Wednesday, June 17, 2009

Chick Flicks

I have a lot of mixed feelings about "chick flicks". Part of me loves them and part of me hates them. The part of me that loves them is the part that likes to think about one day. It likes to day dream and imagine my very own happily ever after, with my very own Godly man. It likes to imagine that the story book ending I just witnessed, could happen to me.

The problem with this part of me, is that it's toxic to be immersed in day dreams all of the time. It is nice to think about the possibilities, but the more I indulge the (I want to say fantasies, but it's never a sexual thing), the more my expectations grow and before long, my demands could be so high that no one would ever reach them. I'm not suggesting that we should have low expectations, but I am encouraging the notion that every person we meet will have some obvious character flaw.
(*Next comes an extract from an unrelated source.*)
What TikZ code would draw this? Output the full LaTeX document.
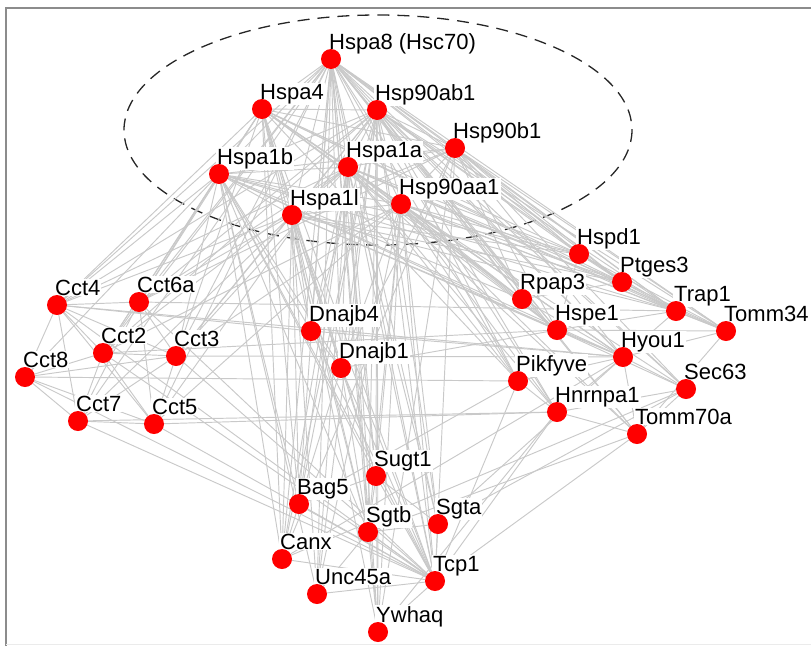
\documentclass[tikz,border=0pt]{standalone}
\usepackage{fontspec}
\setmainfont{Liberation Sans}
\usepackage{tikz}
\usetikzlibrary{shapes,arrows,positioning}

\pgfdeclarelayer{edges}
\pgfdeclarelayer{names}
\pgfsetlayers{edges,names,main}

\begin{document}
\begin{tikzpicture}[
    x=1pt, y=-1pt,
    protein/.style={circle, fill=red, minimum size=20pt, inner sep=0pt},
    genename/.style={fill=white, inner sep=1pt, anchor=base west, font=\fontsize{22}{26}\selectfont},
    link/.style={draw=black!21, line width=0.95pt},
    hubring/.style={draw=black!85, line width=1.3pt, dash pattern=on 12pt off 8pt}
]
    \useasboundingbox (0,0) rectangle (811,646);
    \draw[black!45, line width=1.5pt] (6,646) -- (6,8) -- (811,8);
    \draw[black!8, line width=1pt] (6,644) -- (811,644);

    % proteins
    \foreach \n/\x/\y/\t in {
        hspa8/331/59/{Hspa8 (Hsc70)}, hspa4/262/109/Hspa4, hsp90ab1/377/110/Hsp90ab1,
        hsp90b1/455/148/Hsp90b1, hspa1a/348/167/Hspa1a, hspa1b/219/174/Hspa1b,
        hsp90aa1/401/204/Hsp90aa1, hspa1l/292/215/Hspa1l,
        hspd1/579/254/Hspd1, ptges3/622/282/Ptges3, rpap3/522/299/Rpap3,
        trap1/676/311/Trap1, tomm34/726/331/Tomm34, hspe1/557/330/Hspe1,
        hyou1/623/357/Hyou1, pikfyve/518/381/Pikfyve, sec63/686/389/Sec63,
        hnrnpa1/557/412/Hnrnpa1, tomm70a/637/434/Tomm70a,
        cct4/57/305/Cct4, cct6a/139/302/Cct6a, dnajb4/311/331/Dnajb4,
        cct2/103/353/Cct2, cct3/176/356/Cct3, dnajb1/341/368/Dnajb1,
        cct8/25/377/Cct8, cct7/78/421/Cct7, cct5/154/424/Cct5,
        sugt1/376/476/Sugt1, bag5/299/504/Bag5, sgta/438/524/Sgta,
        sgtb/368/532/Sgtb, canx/282/559/Canx, tcp1/435/581/Tcp1,
        unc45a/317/594/Unc45a, ywhaq/378/632/Ywhaq}
    {
        \node[protein] (\n) at (\x,\y) {};
        \begin{pgfonlayer}{names}
            \node[genename] (\n-name) at (\x-3,\y-10) {\t};
        \end{pgfonlayer}
    }

    \begin{pgfonlayer}{edges}
    % Hsp70/Hsp90 group
    \draw[hubring] (378,130) ellipse [x radius=254, y radius=115];

    % interactions
    \foreach \src/\dsts in {
        hspa8/{hspa4,hsp90ab1,hsp90b1,hspa1a,hspa1b,hsp90aa1,hspa1l,hspd1,ptges3,rpap3,trap1,tomm34,hspe1,hyou1,pikfyve,sec63,hnrnpa1,tomm70a,cct4,cct6a,dnajb4,cct2,cct3,dnajb1,cct7,cct5,sugt1,bag5,sgta,sgtb,canx,tcp1,unc45a,ywhaq},
        hspa4/{hsp90ab1,hsp90b1,hspa1a,hspa1b,hsp90aa1,hspa1l,hspd1,ptges3,rpap3,trap1,hspe1,hyou1,pikfyve,cct4,cct6a,cct2,cct3,dnajb4,dnajb1,sugt1,bag5,sgtb,canx,tcp1},
        hsp90ab1/{hsp90b1,hspa1a,hspa1b,hsp90aa1,hspa1l,hspd1,ptges3,rpap3,trap1,tomm34,tomm70a,hspe1,hyou1,sec63,pikfyve,hnrnpa1,cct4,cct6a,cct2,cct3,cct5,dnajb4,dnajb1,sugt1,sgta,sgtb,tcp1,unc45a,ywhaq,canx,bag5},
        hsp90b1/{hspa1a,hspa1b,hsp90aa1,hspa1l,hspd1,ptges3,trap1,tomm34,hyou1,sec63,rpap3,hspe1,canx,dnajb1,tcp1,cct6a,ywhaq},
        hspa1a/{hspa1b,hsp90aa1,hspa1l,hspd1,ptges3,rpap3,trap1,tomm34,tomm70a,hspe1,hyou1,pikfyve,hnrnpa1,cct4,cct2,cct3,cct6a,dnajb4,dnajb1,sugt1,bag5,sgta,sgtb,canx,tcp1,unc45a,ywhaq},
        hspa1b/{hsp90aa1,hspa1l,hspd1,ptges3,rpap3,trap1,hspe1,hyou1,cct4,cct6a,cct2,cct8,cct3,dnajb4,dnajb1,bag5,sgtb,canx,tcp1,unc45a,sugt1},
        hsp90aa1/{hspa1l,hspd1,ptges3,rpap3,trap1,tomm34,tomm70a,hspe1,hyou1,sec63,pikfyve,hnrnpa1,cct2,cct3,cct5,dnajb1,sugt1,sgta,sgtb,tcp1,ywhaq,unc45a},
        hspa1l/{hspd1,ptges3,trap1,hspe1,hyou1,cct4,cct6a,cct3,cct7,dnajb4,dnajb1,bag5,sgtb,canx,unc45a,ywhaq,tcp1,sugt1},
        cct4/{cct8,cct2,cct3,cct7,cct5,cct6a,tcp1,hyou1,dnajb4},
        cct8/{cct7,cct2,cct5,cct3,tcp1,pikfyve},
        cct7/{cct5,cct2,cct3,cct6a,tcp1,hnrnpa1},
        cct2/{cct3,cct5,cct6a,tcp1,hspe1},
        cct3/{cct5,cct6a,tcp1,hyou1},
        cct5/{cct6a,tcp1,hnrnpa1},
        cct6a/{tcp1,trap1},
        hspd1/{hspe1,trap1,ptges3,tomm34},
        ptges3/{trap1,tomm34,rpap3},
        trap1/{tomm34,hyou1,hspe1},
        tomm34/{hyou1,hspe1,tomm70a},
        rpap3/{hspe1,hyou1},
        hspe1/{hyou1,sec63,dnajb1},
        hyou1/{sec63,pikfyve,hnrnpa1,tomm70a,dnajb4,canx,sgta},
        sec63/{tomm70a,hnrnpa1,sgta,canx},
        hnrnpa1/{tomm70a,pikfyve,tcp1,ywhaq},
        tomm70a/{tcp1,sgtb},
        sugt1/{sgtb,tcp1,bag5,sgta,ywhaq},
        sgtb/{sgta,tcp1,ywhaq,unc45a,dnajb1},
        sgta/{tcp1},
        bag5/{canx,tcp1,dnajb1,pikfyve},
        canx/{tcp1},
        unc45a/{tcp1},
        ywhaq/{tcp1},
        dnajb4/{dnajb1,tcp1},
        dnajb1/{tcp1},
        pikfyve/{tcp1}}
        \foreach \dst in \dsts
            \draw[link] (\src) -- (\dst);
    \end{pgfonlayer}
\end{tikzpicture}
\end{document}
We are all equally messed up, and therefore, a relationship between two messed up people will likely never be perfect. One might argue that through God a perfect relationship could exist, and maybe it could, but the truth is, I've been in relationships where God was the center, and my boyfriend was a Godly man, and things still went wrong somewhere. I think it's important to remember that reality is completely seperate from movies, which can be too easy to forget, especially for women.

I once heard it said that chick flicks are "emotional porn". Unfortunately, I would agree with this idea, unless you are able to seperate reality from the hollywood, picture perfect, super cheesy, scripted lines coming out of a man who is probably wearing more makeup than I have ever worn in my life. We watch movies like Twilight and expect that an "impossibly beautiful" vampire with super human strength will come into our lives, save us from a car accident, and devote his entire life to loving us. I thought it was hilarious and tragic that there is a facebook group for guys who have been dumped by their girlfriends after they saw twilight, because they couldn't measure up to Edward Cullen.

It is important to know your worth and know your value. You deserve to be treated (to be super cheesy) like royalty. You deserve love and you were made for it.

BUT:
If you are single - in the mean time, do not be discontent with your current circumstances. Take this time to push deeper into Christ, and to learn who you are as an individual. If you do this, with all of your heart, before long, you will find more patience that you ever knew existed.
If you are in a relationship - have patience with your partner. They are likely flawed just as you are. Do not expect the hero(ine) in the last chick flick you saw to suddenly replace the person you are dating. However, if he/she really needs to spend more time in Christ and getting to know who they are, it's probably the best thing you can do for them and for yourself to let them go.

As for chick flicks, they are fun if you can seperate fact from fiction but they're toxic if you can't. There was a time when I wouldn't let myself even listen to love songs because they caused me to desire a relationship, and I knew my heart wasn't ready for one. Know yourself, know your heart, and know your God. The rest is just details.